+++ Material for the task

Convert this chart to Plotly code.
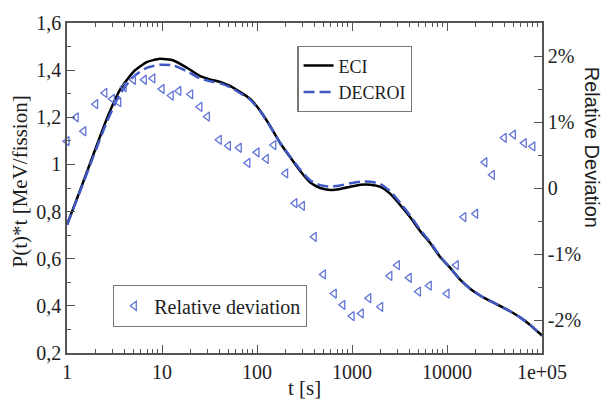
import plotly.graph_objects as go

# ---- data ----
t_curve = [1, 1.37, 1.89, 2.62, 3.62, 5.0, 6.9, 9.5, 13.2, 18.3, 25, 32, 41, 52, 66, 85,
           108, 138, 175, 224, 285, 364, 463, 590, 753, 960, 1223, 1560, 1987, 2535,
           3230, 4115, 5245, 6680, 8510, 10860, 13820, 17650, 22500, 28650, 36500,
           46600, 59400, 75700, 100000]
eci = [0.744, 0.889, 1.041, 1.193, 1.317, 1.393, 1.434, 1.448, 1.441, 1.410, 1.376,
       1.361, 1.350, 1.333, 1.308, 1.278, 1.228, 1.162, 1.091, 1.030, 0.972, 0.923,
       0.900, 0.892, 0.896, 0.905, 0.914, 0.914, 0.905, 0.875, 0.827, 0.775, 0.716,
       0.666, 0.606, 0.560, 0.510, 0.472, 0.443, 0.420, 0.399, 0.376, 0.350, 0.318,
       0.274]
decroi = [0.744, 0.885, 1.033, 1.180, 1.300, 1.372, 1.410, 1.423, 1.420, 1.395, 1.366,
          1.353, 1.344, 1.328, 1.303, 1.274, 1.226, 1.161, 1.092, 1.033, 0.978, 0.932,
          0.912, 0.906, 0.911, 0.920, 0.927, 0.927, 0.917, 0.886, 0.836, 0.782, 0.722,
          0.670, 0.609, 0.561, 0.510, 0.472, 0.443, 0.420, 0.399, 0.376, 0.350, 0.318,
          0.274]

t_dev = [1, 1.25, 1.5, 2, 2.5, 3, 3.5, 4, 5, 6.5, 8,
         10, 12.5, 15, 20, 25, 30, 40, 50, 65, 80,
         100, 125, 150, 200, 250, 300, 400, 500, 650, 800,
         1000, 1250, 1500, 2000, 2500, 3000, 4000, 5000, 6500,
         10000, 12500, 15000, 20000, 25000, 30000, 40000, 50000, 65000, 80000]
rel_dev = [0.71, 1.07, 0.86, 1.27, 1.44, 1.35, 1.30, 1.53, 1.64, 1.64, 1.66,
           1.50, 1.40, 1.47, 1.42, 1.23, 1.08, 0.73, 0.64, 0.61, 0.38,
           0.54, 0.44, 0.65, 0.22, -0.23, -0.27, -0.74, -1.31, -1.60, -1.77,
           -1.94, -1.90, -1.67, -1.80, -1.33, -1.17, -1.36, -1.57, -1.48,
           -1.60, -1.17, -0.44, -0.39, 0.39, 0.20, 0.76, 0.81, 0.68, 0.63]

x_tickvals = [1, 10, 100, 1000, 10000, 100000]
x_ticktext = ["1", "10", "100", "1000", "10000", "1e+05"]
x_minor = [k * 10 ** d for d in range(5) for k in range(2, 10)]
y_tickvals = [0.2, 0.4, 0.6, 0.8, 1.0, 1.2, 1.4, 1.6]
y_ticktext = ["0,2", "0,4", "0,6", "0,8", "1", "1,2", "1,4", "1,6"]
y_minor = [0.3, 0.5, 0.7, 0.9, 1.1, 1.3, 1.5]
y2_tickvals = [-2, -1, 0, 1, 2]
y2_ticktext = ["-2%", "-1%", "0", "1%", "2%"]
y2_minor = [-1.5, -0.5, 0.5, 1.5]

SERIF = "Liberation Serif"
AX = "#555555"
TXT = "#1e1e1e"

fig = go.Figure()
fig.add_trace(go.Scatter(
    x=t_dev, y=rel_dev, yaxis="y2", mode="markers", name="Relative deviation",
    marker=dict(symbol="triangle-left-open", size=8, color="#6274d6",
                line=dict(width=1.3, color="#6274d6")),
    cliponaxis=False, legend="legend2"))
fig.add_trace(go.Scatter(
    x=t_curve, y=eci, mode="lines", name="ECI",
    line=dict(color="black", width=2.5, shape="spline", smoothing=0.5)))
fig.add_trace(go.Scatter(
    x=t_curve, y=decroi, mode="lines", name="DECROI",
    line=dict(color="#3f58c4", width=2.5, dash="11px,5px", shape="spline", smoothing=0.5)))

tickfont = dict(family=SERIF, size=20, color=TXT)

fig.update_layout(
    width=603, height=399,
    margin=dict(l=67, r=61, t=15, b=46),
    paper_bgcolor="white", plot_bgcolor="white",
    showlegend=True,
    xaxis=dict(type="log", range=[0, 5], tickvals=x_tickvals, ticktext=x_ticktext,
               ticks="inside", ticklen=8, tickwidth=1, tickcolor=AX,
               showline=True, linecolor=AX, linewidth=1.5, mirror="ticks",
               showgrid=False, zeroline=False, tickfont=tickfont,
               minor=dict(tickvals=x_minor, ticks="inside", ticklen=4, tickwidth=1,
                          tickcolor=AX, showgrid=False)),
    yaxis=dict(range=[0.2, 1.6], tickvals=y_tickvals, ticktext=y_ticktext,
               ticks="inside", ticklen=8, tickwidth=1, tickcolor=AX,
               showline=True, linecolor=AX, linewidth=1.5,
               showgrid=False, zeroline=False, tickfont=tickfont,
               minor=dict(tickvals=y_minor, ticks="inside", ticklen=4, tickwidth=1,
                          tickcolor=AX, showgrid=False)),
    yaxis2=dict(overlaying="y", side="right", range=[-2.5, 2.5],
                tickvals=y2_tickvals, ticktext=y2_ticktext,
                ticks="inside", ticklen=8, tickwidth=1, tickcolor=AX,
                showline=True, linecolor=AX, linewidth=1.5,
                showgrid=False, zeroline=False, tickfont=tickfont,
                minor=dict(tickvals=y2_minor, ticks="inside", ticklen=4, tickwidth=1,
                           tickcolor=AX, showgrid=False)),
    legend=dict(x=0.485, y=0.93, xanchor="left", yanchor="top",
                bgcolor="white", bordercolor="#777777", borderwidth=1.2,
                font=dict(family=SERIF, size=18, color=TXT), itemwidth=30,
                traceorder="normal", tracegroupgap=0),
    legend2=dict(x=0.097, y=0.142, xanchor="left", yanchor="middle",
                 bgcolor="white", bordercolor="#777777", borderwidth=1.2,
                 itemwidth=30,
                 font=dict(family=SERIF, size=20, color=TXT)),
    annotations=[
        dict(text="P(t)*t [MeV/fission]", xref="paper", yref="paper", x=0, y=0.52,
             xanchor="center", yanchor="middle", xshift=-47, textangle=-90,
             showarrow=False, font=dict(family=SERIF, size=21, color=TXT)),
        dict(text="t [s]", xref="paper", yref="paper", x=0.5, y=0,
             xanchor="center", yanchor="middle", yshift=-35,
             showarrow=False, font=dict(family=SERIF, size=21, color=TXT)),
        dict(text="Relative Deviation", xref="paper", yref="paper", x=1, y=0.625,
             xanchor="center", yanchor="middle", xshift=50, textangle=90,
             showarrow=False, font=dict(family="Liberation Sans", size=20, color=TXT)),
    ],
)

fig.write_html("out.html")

++++++
+++ Material for the task

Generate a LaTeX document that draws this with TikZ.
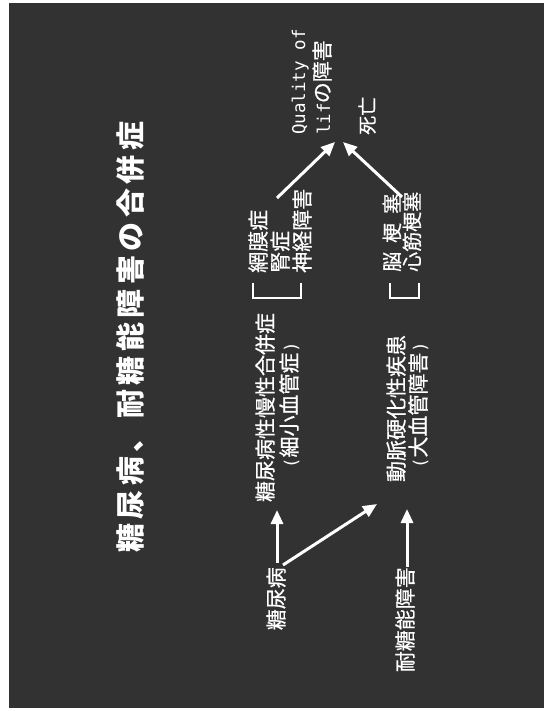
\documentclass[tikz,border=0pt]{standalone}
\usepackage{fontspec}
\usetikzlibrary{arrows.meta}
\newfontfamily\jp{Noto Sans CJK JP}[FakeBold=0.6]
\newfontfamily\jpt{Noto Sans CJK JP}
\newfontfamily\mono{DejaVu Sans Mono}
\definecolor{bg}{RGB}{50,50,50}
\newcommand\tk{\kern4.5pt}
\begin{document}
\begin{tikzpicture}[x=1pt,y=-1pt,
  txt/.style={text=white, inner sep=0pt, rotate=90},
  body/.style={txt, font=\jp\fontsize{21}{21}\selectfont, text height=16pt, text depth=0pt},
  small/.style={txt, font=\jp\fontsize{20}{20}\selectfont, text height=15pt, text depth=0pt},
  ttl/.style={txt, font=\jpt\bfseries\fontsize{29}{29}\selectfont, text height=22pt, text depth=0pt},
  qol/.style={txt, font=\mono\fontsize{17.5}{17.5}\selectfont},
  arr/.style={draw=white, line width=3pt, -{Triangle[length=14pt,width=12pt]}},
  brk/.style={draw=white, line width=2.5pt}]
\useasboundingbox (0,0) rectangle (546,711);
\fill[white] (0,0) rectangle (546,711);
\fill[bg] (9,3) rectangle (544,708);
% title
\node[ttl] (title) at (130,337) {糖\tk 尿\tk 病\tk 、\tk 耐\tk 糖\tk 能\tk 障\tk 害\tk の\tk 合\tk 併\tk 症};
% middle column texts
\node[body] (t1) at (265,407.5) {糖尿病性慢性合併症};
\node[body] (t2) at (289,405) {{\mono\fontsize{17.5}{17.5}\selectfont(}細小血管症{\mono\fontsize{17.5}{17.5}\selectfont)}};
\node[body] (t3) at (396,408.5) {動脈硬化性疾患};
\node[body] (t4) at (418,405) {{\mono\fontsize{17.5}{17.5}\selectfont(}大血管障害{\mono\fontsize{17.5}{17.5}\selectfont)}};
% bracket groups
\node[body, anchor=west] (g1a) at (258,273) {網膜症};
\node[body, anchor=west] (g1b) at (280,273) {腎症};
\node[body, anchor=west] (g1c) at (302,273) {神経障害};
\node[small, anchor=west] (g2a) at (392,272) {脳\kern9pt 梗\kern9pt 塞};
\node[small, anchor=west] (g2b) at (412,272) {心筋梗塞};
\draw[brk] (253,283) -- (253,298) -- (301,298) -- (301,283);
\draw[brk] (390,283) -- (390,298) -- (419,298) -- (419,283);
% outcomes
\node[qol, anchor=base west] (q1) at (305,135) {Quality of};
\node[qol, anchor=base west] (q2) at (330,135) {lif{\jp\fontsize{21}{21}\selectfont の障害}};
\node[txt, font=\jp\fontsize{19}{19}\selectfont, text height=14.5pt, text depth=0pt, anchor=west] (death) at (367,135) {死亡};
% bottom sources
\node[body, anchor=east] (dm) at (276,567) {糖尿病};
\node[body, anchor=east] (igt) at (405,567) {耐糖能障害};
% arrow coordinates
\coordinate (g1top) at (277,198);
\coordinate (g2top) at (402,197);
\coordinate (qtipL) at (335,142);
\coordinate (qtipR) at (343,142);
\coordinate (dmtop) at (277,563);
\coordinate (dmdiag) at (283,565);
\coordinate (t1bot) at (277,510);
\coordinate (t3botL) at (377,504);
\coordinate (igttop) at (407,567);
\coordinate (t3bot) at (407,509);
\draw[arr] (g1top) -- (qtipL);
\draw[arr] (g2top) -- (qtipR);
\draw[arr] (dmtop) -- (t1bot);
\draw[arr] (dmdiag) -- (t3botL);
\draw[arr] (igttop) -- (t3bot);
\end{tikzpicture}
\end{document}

++++++

* The task *
Without the pictures, give again only the lines beginning at the line that contains "Convert this chart to Plotly code." and stopping after the line that contains "import plotly.graph_objects as go", exactly as written.

* Exercise solution *
Convert this chart to Plotly code.
import plotly.graph_objects as go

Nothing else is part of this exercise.